Q: Who will benefit from this course? A: The learning objective is that by the end of this course, the students are able to formulate their data analysis problems at hand, choose appropriate computational models to acquire insights from data automatically, and even come up with innovative solutions for solving open problems in this field. The course will be helpful for students who want to solve practical problems using machine learning and data science techniques. The course will also be helpful for students who want to do edge-cutting research in data mining, machine learning, natural language processing, and others.

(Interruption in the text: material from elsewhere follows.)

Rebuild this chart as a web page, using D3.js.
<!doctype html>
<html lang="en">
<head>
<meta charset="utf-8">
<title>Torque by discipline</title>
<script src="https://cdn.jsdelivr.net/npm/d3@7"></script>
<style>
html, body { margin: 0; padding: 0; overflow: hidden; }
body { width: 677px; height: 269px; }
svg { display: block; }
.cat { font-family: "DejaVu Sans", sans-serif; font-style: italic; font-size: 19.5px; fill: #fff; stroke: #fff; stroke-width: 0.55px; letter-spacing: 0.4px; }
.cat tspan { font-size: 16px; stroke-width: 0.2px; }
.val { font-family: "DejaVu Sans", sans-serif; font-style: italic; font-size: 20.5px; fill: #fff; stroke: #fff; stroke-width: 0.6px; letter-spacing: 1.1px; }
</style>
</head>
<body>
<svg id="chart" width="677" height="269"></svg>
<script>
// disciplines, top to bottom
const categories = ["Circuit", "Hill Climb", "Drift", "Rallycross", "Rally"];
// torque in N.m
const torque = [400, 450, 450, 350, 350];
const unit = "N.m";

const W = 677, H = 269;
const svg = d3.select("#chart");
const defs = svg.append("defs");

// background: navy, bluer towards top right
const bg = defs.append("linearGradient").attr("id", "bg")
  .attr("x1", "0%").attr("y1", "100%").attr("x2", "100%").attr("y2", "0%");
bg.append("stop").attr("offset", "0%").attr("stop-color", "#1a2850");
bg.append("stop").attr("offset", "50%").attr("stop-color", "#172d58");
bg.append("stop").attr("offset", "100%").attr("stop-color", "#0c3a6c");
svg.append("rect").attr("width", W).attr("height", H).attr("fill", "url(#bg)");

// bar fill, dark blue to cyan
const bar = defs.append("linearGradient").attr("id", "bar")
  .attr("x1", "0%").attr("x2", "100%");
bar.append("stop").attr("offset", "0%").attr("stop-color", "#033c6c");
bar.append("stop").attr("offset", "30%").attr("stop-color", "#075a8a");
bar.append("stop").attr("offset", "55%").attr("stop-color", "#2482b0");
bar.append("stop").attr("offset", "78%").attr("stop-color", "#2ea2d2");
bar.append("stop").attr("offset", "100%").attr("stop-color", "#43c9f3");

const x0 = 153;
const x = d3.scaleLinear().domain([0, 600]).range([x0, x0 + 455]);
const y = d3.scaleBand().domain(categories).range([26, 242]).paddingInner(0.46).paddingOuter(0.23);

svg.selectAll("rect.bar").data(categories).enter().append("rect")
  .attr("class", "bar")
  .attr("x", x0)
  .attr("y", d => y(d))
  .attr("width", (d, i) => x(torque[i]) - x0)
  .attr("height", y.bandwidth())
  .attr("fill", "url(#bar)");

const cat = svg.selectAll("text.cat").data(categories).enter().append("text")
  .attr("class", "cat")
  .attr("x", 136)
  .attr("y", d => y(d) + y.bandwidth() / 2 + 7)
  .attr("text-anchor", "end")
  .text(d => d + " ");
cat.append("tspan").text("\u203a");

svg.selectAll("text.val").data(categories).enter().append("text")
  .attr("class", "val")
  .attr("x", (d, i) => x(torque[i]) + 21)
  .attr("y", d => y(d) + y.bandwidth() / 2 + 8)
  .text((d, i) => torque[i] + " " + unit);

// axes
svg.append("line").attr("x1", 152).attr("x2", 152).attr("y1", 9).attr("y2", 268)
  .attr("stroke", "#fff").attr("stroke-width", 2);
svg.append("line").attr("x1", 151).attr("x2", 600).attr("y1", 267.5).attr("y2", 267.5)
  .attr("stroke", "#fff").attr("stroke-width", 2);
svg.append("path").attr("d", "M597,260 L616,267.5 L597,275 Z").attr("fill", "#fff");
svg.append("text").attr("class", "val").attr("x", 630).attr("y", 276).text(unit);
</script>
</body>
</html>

Q: What are the prerequisites? A: This course is math and programming demanding. As prerequisites, you are expected to have 1) solid knowledge of probability, statistics, and linear algebra; 2) basic knowledge of machine learning; 3) solid programming skills, preferably in Python.

Schedule

Date Topic  
1/6/20 Course Overview Piazza Signup
1/8/20 Math Basics I  
1/13/20 Math Basics II  
1/15/20 Data Analysis Toolbox  
1/20/20 No Class (Martin Luther King Day)  
1/22/20 Linear Regression HW1 Out
1/27/20 Linear Regression  
1/29/20 Example Projects Start Project Team Formation
2/3/20 Naïve Bayes HW1 Due
2/5/20 Logistic Regression HW2 Out
2/10/20 Support Vector Machine  
2/12/20 Neural Networks  
2/17/20 Neural Networks  
2/19/20 Tree-Based Models HW2 Due
2/24/20 Tree-Based Models HW3 Out
2/26/20 Midterm Review Project Proposal Due
3/2/20 Midterm Exam  
3/4/20 Clustering Analysis and K-Means  
03/09/20 Hierarchical Clustering HW3 Due
3/11/20 Gaussian Mixture Model  
3/16/20 No Class (Spring Break)  
3/18/20 No Class (Spring Break)  
3/23/20 Dimension Reduction HW4 Out
3/25/20 Application: Text Embedding  
3/30/20 Application: Text Classification  
4/1/20 Project Presentation  
4/6/20 Project Presentation  
4/8/20 Project Presentation Project Video Due
4/13/20 Project Presentation HW4 Due
4/15/20 Review Class Peer Grading Due
4/20/20 No Class Final Exam Out
4/22/20 No Class, Reading Day  
4/24/20   Final Exam Due
4/26/20   Project Report Due

Grading

Homework (40%)

  • There will be four assignments. Each one is designed for testing your understanding of the taught algorithms. It could be either programming or written analysis.
  • All students are expected to follow the Georgia Tech Academic Honor Code.
  • All assignments follow the "no-late" policy. Assignments received after the due time will receive zero credit.

Project (20%)

  • You are expected to complete a project on computational data analysis. You can choose from one of the two options below for your project:
    • Tackle a real-life data analysis task using computational data analysis. Your need to be clear about the data you are using, the problem you are attempting to solve, the method you are using, and the results and conclusion you attain.
    • Conduct a survey on a specific research topic. You need to select a research topic highly related to this course and read state-of-the-art research papers comprehensively. You need to organize existing techniques into different categories, introduce their key ideas, and critically comment on their advantages and disadvantages.
  • You will need to turn in a project report and also give an in-class presentation for your project. The project report and the presentation will each count for 10% of your final grade.
  • Each project needs to be completed in a team of 2-4 people. Team members need to clearly claim their contributions in the project report.

Class participation (15%)

  • This class will have many in-class activities, your class participation score will be mainly graded based on attendance and performance of those in-class activities.
  • Participation in class discussions (including asking relevant questions in class, volunteering to answer questions on Piazza) can give you bonus for your final grade. It will be especially useful when you are right on the edge of two letter grades.

Midterm Exam (10%)

  • The midterm exam will take place on March 02 in lieu of the regular class.
  • The midterm exam will be a written and open-book exam, but no computer or Internet usage will not be allowed.
  • There will be no make-up exams. You will get zero credit for your missed midterm exam.

Final Exam (15%)

  • The final exam will be on April 20 in lieu of the regular class.
  • The final exam will be a written and open-book exam, but no Internet usage will be allowed.
  • Again, there will be no make-up exams. You will get zero credit for your missed final exam.

Resources

Other resources, such as machine learning toolboxes and datasets, will be provided throughout the course.